Japanese-born American mathematician

Akihiro Kanamori (金森 晶洋, Kanamori Akihiro) is a Japanese-born American mathematician. He specializes in set theory and is the author of the monograph on large cardinals, The Higher Infinite. He has written several essays on the history of mathematics, especially set theory.

Kanamori graduated from California Institute of Technology and earned a Ph.D. from the University of Cambridge (King's College), and is a professor of mathematics at Boston University.

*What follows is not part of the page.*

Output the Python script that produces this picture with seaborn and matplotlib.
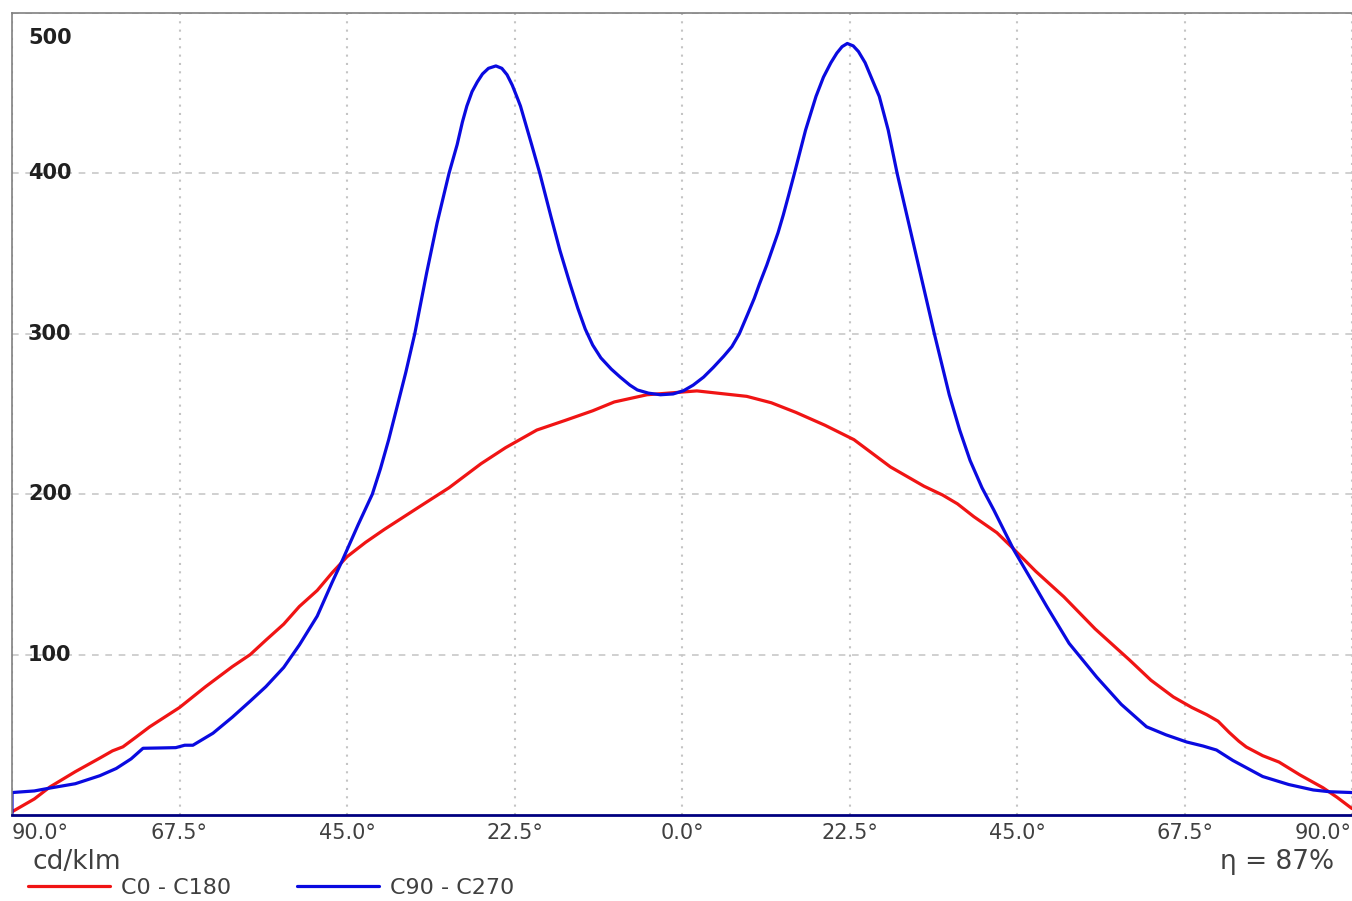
import pandas as pd
import matplotlib
matplotlib.use("Agg")
import matplotlib.pyplot as plt
import seaborn as sns

# C0 - C180 plane
c0_deg = [-90, -87, -84.9, -81.5, -78.2, -76.5, -75.1, -73.5, -71.5, -69.5, -67.5, -64, -60.4, -58, -55.9,
          -53.5, -51.4, -49, -47, -45, -42.5, -40, -38, -35, -31.3, -27, -23.7, -19.5, -15.7, -12, -9.1,
          -4.7, 2.0, 8.7, 12, 15.3, 19.2, 23.1, 28, 32.5, 35, 37, 39.2, 42.3, 44.3, 47.5, 51.3, 55.5, 60.1,
          63, 66, 68.5, 70.5, 72, 73.5, 74.8, 75.8, 78, 80.2, 83, 86.1, 88, 90]
c0_val = [2, 10, 17.5, 27, 35.5, 40, 42.5, 48, 55, 61, 67, 80, 92.5, 100, 109,
          119, 130, 140, 151, 161, 170, 178, 184, 193, 204, 219, 229, 240, 246, 252, 257.5,
          262, 264.4, 261, 257, 251, 243, 234, 217, 205, 199.5, 194, 186, 176, 167, 152, 136, 116, 96.7,
          84, 73.6, 67, 62.5, 58.5, 51.5, 46, 42.4, 37, 33, 25, 17, 11, 4]

# C90 - C270 plane
c90_deg = [-90, -90, -87, -84.9, -81.5, -78.2, -76, -74, -72.4, -70, -68, -66.8, -65.7, -63, -60.4,
           -58, -55.9, -53.5, -51.4, -49, -47, -45.6, -43.5, -41.6, -40.5, -39.4, -38.3, -37.1, -35.9,
           -34.3, -32.9, -31.3, -30.2, -29.5, -28.9, -28.2, -27.5, -26.8, -26.0, -25.0, -24.2, -23.5,
           -22.8, -22.2, -21.7, -20.2, -19.1, -17.6, -16.4, -15.1, -14.0, -13.0, -12.0, -10.9, -9.5,
           -8.3, -7.0, -6.0, -4.5, -2.9, -1.2, 0.2, 1.5, 2.9, 4.2, 5.6, 6.7, 7.7, 8.8, 9.7, 10.4, 11.4,
           12.3, 12.9, 13.6, 14.3, 15.1, 16.6, 18.0, 19.0, 20.0, 20.8, 21.5, 22.2, 23.0, 23.7, 24.6,
           25.5, 26.5, 27.7, 28.9, 30.5, 32.3, 33.9, 35.9, 37.3, 38.7, 40.3, 41.9, 43.3, 44.6, 47, 49,
           52, 55.7, 59, 62.4, 65, 67.8, 70, 71.8, 74, 76, 78, 81.5, 84.8, 87, 90]
c90_val = [0, 14, 15, 16.8, 19.5, 24.5, 29, 35, 41.6, 41.8, 42, 43.5, 43.5, 51, 61,
           71, 80, 92, 106, 124, 145, 159, 181, 200, 216, 234, 254, 276, 300,
           338, 369, 400, 418, 432, 442, 451, 457, 462, 465.5, 467, 465.5, 461.5,
           455, 448, 442, 418, 400, 373, 352, 332, 316, 303, 293, 285, 278,
           273, 268, 265, 263, 262, 262.5, 264.5, 268, 273, 279, 286, 292, 300, 312, 322, 331, 343,
           355, 363, 374, 386, 400, 427, 448, 460, 469, 475, 479, 481, 479.5, 476, 469,
           459, 448, 427, 400, 368, 332, 300, 262, 240, 221, 204, 190, 177, 165, 146, 130,
           107, 86, 69, 55, 50, 45.5, 43, 40.5, 34, 29, 24, 19, 15.6, 14.5, 14]

series_names = ["C0 - C180", "C90 - C270"]
series_colors = {"C0 - C180": "#f01414", "C90 - C270": "#0a0ae0"}

xtick_vals = [-90, -67.5, -45, -22.5, 0, 22.5, 45, 67.5, 90]
xtick_labels = [f"{abs(v):.1f}°" for v in xtick_vals]
ytick_vals = [100, 200, 300, 400, 500]

df = pd.concat([
    pd.DataFrame({"angle": c0_deg, "cd": c0_val, "plane": series_names[0]}),
    pd.DataFrame({"angle": c90_deg, "cd": c90_val, "plane": series_names[1]}),
], ignore_index=True)

sns.set_style("white")
plt.rcParams["font.family"] = ["DejaVu Sans"]

fig = plt.figure(figsize=(13.52, 9.01), dpi=100)
ax = fig.add_axes([12 / 1352, 86 / 901, 1340 / 1352, 802 / 901])

sns.lineplot(data=df, x="angle", y="cd", hue="plane", palette=series_colors,
             estimator=None, sort=False, linewidth=2.3, ax=ax, legend=True)
for ln in ax.lines:
    ln.set_solid_joinstyle("round")

ax.set_xlim(-90, 90)
ax.set_ylim(0, 500)
ax.set_xticks(xtick_vals)
ax.set_xticklabels(xtick_labels, fontsize=15, color="#404040")
ax.set_yticks(ytick_vals)
ax.set_yticklabels([])
ax.tick_params(axis="both", length=0)
ax.tick_params(axis="x", pad=6)
labs = ax.get_xticklabels()
labs[0].set_ha("left")
labs[-1].set_ha("right")
ax.set_xlabel("")
ax.set_ylabel("")

ax.grid(axis="x", linestyle=(0, (1, 3)), color="#c4c4c4", linewidth=1.5)
ax.grid(axis="y", linestyle=(0, (4, 4)), color="#c8c8c8", linewidth=1.2)
ax.set_axisbelow(True)

for s in ["left", "top"]:
    ax.spines[s].set_color("#808080")
    ax.spines[s].set_linewidth(1.2)
ax.spines["right"].set_visible(False)
ax.spines["bottom"].set_color("#000080")
ax.spines["bottom"].set_linewidth(2)

# value labels inside the plot area
for v in ytick_vals:
    dy = -18 if v == ytick_vals[-1] else 0
    ax.annotate(str(v), xy=(0, v), xycoords=("axes fraction", "data"),
                xytext=(11.5, dy), textcoords="offset points",
                ha="left", va="center", fontsize=15, fontweight="bold", color="#202020")

fig.text(33 / 1352, 1 - 862 / 901, "cd/klm", fontsize=19, color="#404040", ha="left", va="center")
fig.text(1334 / 1352, 1 - 862 / 901, "η = 87%", fontsize=19, color="#404040", ha="right", va="center")

handles, labels = ax.get_legend_handles_labels()
ax.legend(handles, labels, loc="center left", bbox_to_anchor=(28 / 1352, 1 - 888 / 901),
          bbox_transform=fig.transFigure, ncol=2, frameon=False, fontsize=16,
          handlelength=3.7, handletextpad=0.5, columnspacing=2.95, labelcolor="#404040",
          borderaxespad=0, borderpad=0)

fig.savefig("out.png", dpi=100)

With Matthew Foreman, Kanamori is the editor of the Handbook of Set Theory (2010).

==Selected publications==
- A. Kanamori, M. Magidor: The evolution of large cardinal axioms in set theory, in: Higher set theory (Proc. Conf., Math. Forschungsinst., Oberwolfach, 1977), Lecture Notes in Mathematics, 669, Springer, 99-275.
- R. M. Solovay, W. N. Reinhardt, A. Kanamori: Strong axioms of infinity and elementary embeddings, Annals of Mathematical Logic, 13(1978), 73-116.
- A. Kanamori: The Higher Infinite. Large Cardinals in Set Theory from their Beginnings., Perspectives in Mathematical Logic. Springer-Verlag, Berlin, 1994. xxiv+536 pp.